__Recorded information__
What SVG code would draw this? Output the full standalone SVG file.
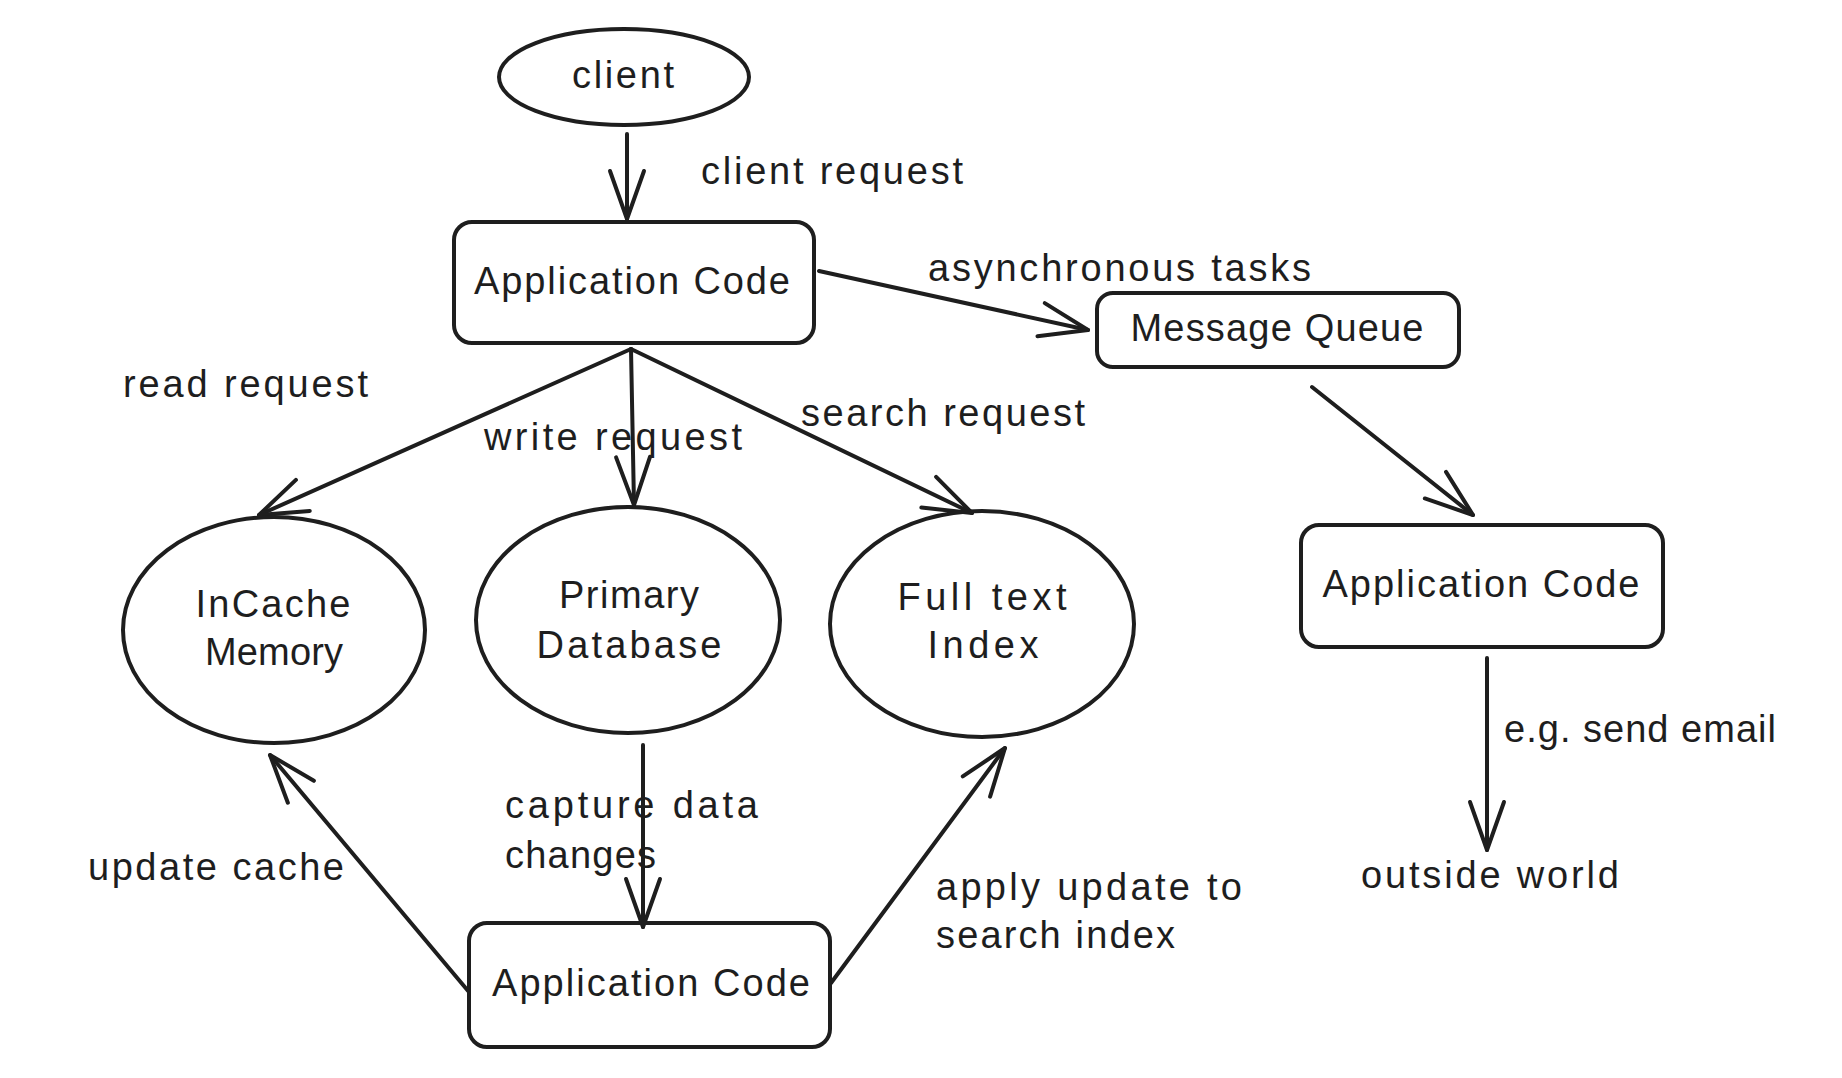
<svg xmlns="http://www.w3.org/2000/svg" width="1842" height="1078" viewBox="0 0 1842 1078">
<style>
.shape{fill:none;stroke:#1e1e1e;stroke-width:4;stroke-linecap:round;stroke-linejoin:round}
.conn{fill:none;stroke:#1e1e1e;stroke-width:4;stroke-linecap:round;marker-end:url(#arrow)}
text{font-family:"Liberation Sans","DejaVu Sans",sans-serif;font-size:38px;fill:#1e1e1e}
.c{text-anchor:middle}
</style>
<defs>
<marker id="arrow" markerUnits="userSpaceOnUse" viewBox="-60 -30 70 60" refX="0" refY="0" markerWidth="70" markerHeight="60" orient="auto" overflow="visible">
<path d="M -48 -17 L 0 0 L -48 17" fill="none" stroke="#1e1e1e" stroke-width="4" stroke-linecap="round" stroke-linejoin="round"/>
</marker>
</defs>
<rect width="1842" height="1078" fill="#ffffff"/>

<g id="connectors">
<line class="conn" x1="627" y1="134" x2="627" y2="219"/>
<line class="conn" x1="819" y1="271" x2="1088" y2="330"/>
<line class="conn" x1="1312" y1="387" x2="1473" y2="515"/>
<line class="conn" x1="1487" y1="658" x2="1487" y2="850"/>
<line class="conn" x1="631" y1="349" x2="259" y2="515"/>
<line class="conn" x1="631" y1="349" x2="634" y2="505"/>
<line class="conn" x1="631" y1="349" x2="972" y2="513"/>
<line class="conn" x1="643" y1="745" x2="643" y2="927"/>
<line class="conn" x1="469" y1="992" x2="270" y2="755"/>
<line class="conn" x1="831" y1="983" x2="1005" y2="748"/>
</g>

<g id="labels">
<text x="701" y="184" textLength="262">client request</text>
<text x="928" y="281" textLength="383">asynchronous tasks</text>
<text x="123" y="397" textLength="245">read request</text>
<text x="484" y="450" textLength="258">write request</text>
<text x="801" y="426" textLength="284">search request</text>
<text x="505" y="818" textLength="253">capture data</text>
<text x="505" y="868" textLength="151">changes</text>
<text x="88" y="880" textLength="256">update cache</text>
<text x="936" y="900" textLength="306">apply update to</text>
<text x="936" y="948" textLength="239">search index</text>
<text x="1504" y="742" textLength="272">e.g. send email</text>
<text x="1361" y="888" textLength="258">outside world</text>
</g>

<g id="client">
<ellipse class="shape" cx="624" cy="77" rx="125" ry="48"/>
<text class="c" x="623" y="88" textLength="102">client</text>
</g>

<g id="app-code-top">
<rect class="shape" x="454" y="222" width="360" height="121" rx="18"/>
<text class="c" x="632" y="294" textLength="316">Application Code</text>
</g>

<g id="message-queue">
<rect class="shape" x="1097" y="293" width="362" height="74" rx="16"/>
<text class="c" x="1277" y="341" textLength="293">Message Queue</text>
</g>

<g id="app-code-right">
<rect class="shape" x="1301" y="525" width="362" height="122" rx="18"/>
<text class="c" x="1481" y="597" textLength="317">Application Code</text>
</g>

<g id="incache-memory">
<ellipse class="shape" cx="274" cy="630" rx="151" ry="113"/>
<text class="c" x="273" y="617" textLength="155">InCache</text>
<text class="c" x="274" y="665" textLength="138">Memory</text>
</g>

<g id="primary-database">
<ellipse class="shape" cx="628" cy="620" rx="152" ry="113"/>
<text class="c" x="629" y="608" textLength="140">Primary</text>
<text class="c" x="629" y="658" textLength="185">Database</text>
</g>

<g id="full-text-index">
<ellipse class="shape" cx="982" cy="624" rx="152" ry="113"/>
<text class="c" x="982" y="610" textLength="169">Full text</text>
<text class="c" x="983" y="658" textLength="111">Index</text>
</g>

<g id="app-code-bottom">
<rect class="shape" x="469" y="923" width="361" height="124" rx="18"/>
<text class="c" x="651" y="996" textLength="318">Application Code</text>
</g>
</svg>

__Task prompt__
Output the data exactly. Pictures don't belong in the result.

__Expected answer__
What SVG code would draw this? Output the full standalone SVG file.
<svg xmlns="http://www.w3.org/2000/svg" width="1842" height="1078" viewBox="0 0 1842 1078">
<style>
.shape{fill:none;stroke:#1e1e1e;stroke-width:4;stroke-linecap:round;stroke-linejoin:round}
.conn{fill:none;stroke:#1e1e1e;stroke-width:4;stroke-linecap:round;marker-end:url(#arrow)}
text{font-family:"Liberation Sans","DejaVu Sans",sans-serif;font-size:38px;fill:#1e1e1e}
.c{text-anchor:middle}
</style>
<defs>
<marker id="arrow" markerUnits="userSpaceOnUse" viewBox="-60 -30 70 60" refX="0" refY="0" markerWidth="70" markerHeight="60" orient="auto" overflow="visible">
<path d="M -48 -17 L 0 0 L -48 17" fill="none" stroke="#1e1e1e" stroke-width="4" stroke-linecap="round" stroke-linejoin="round"/>
</marker>
</defs>
<rect width="1842" height="1078" fill="#ffffff"/>

<g id="connectors">
<line class="conn" x1="627" y1="134" x2="627" y2="219"/>
<line class="conn" x1="819" y1="271" x2="1088" y2="330"/>
<line class="conn" x1="1312" y1="387" x2="1473" y2="515"/>
<line class="conn" x1="1487" y1="658" x2="1487" y2="850"/>
<line class="conn" x1="631" y1="349" x2="259" y2="515"/>
<line class="conn" x1="631" y1="349" x2="634" y2="505"/>
<line class="conn" x1="631" y1="349" x2="972" y2="513"/>
<line class="conn" x1="643" y1="745" x2="643" y2="927"/>
<line class="conn" x1="469" y1="992" x2="270" y2="755"/>
<line class="conn" x1="831" y1="983" x2="1005" y2="748"/>
</g>

<g id="labels">
<text x="701" y="184" textLength="262">client request</text>
<text x="928" y="281" textLength="383">asynchronous tasks</text>
<text x="123" y="397" textLength="245">read request</text>
<text x="484" y="450" textLength="258">write request</text>
<text x="801" y="426" textLength="284">search request</text>
<text x="505" y="818" textLength="253">capture data</text>
<text x="505" y="868" textLength="151">changes</text>
<text x="88" y="880" textLength="256">update cache</text>
<text x="936" y="900" textLength="306">apply update to</text>
<text x="936" y="948" textLength="239">search index</text>
<text x="1504" y="742" textLength="272">e.g. send email</text>
<text x="1361" y="888" textLength="258">outside world</text>
</g>

<g id="client">
<ellipse class="shape" cx="624" cy="77" rx="125" ry="48"/>
<text class="c" x="623" y="88" textLength="102">client</text>
</g>

<g id="app-code-top">
<rect class="shape" x="454" y="222" width="360" height="121" rx="18"/>
<text class="c" x="632" y="294" textLength="316">Application Code</text>
</g>

<g id="message-queue">
<rect class="shape" x="1097" y="293" width="362" height="74" rx="16"/>
<text class="c" x="1277" y="341" textLength="293">Message Queue</text>
</g>

<g id="app-code-right">
<rect class="shape" x="1301" y="525" width="362" height="122" rx="18"/>
<text class="c" x="1481" y="597" textLength="317">Application Code</text>
</g>

<g id="incache-memory">
<ellipse class="shape" cx="274" cy="630" rx="151" ry="113"/>
<text class="c" x="273" y="617" textLength="155">InCache</text>
<text class="c" x="274" y="665" textLength="138">Memory</text>
</g>

<g id="primary-database">
<ellipse class="shape" cx="628" cy="620" rx="152" ry="113"/>
<text class="c" x="629" y="608" textLength="140">Primary</text>
<text class="c" x="629" y="658" textLength="185">Database</text>
</g>

<g id="full-text-index">
<ellipse class="shape" cx="982" cy="624" rx="152" ry="113"/>
<text class="c" x="982" y="610" textLength="169">Full text</text>
<text class="c" x="983" y="658" textLength="111">Index</text>
</g>

<g id="app-code-bottom">
<rect class="shape" x="469" y="923" width="361" height="124" rx="18"/>
<text class="c" x="651" y="996" textLength="318">Application Code</text>
</g>
</svg>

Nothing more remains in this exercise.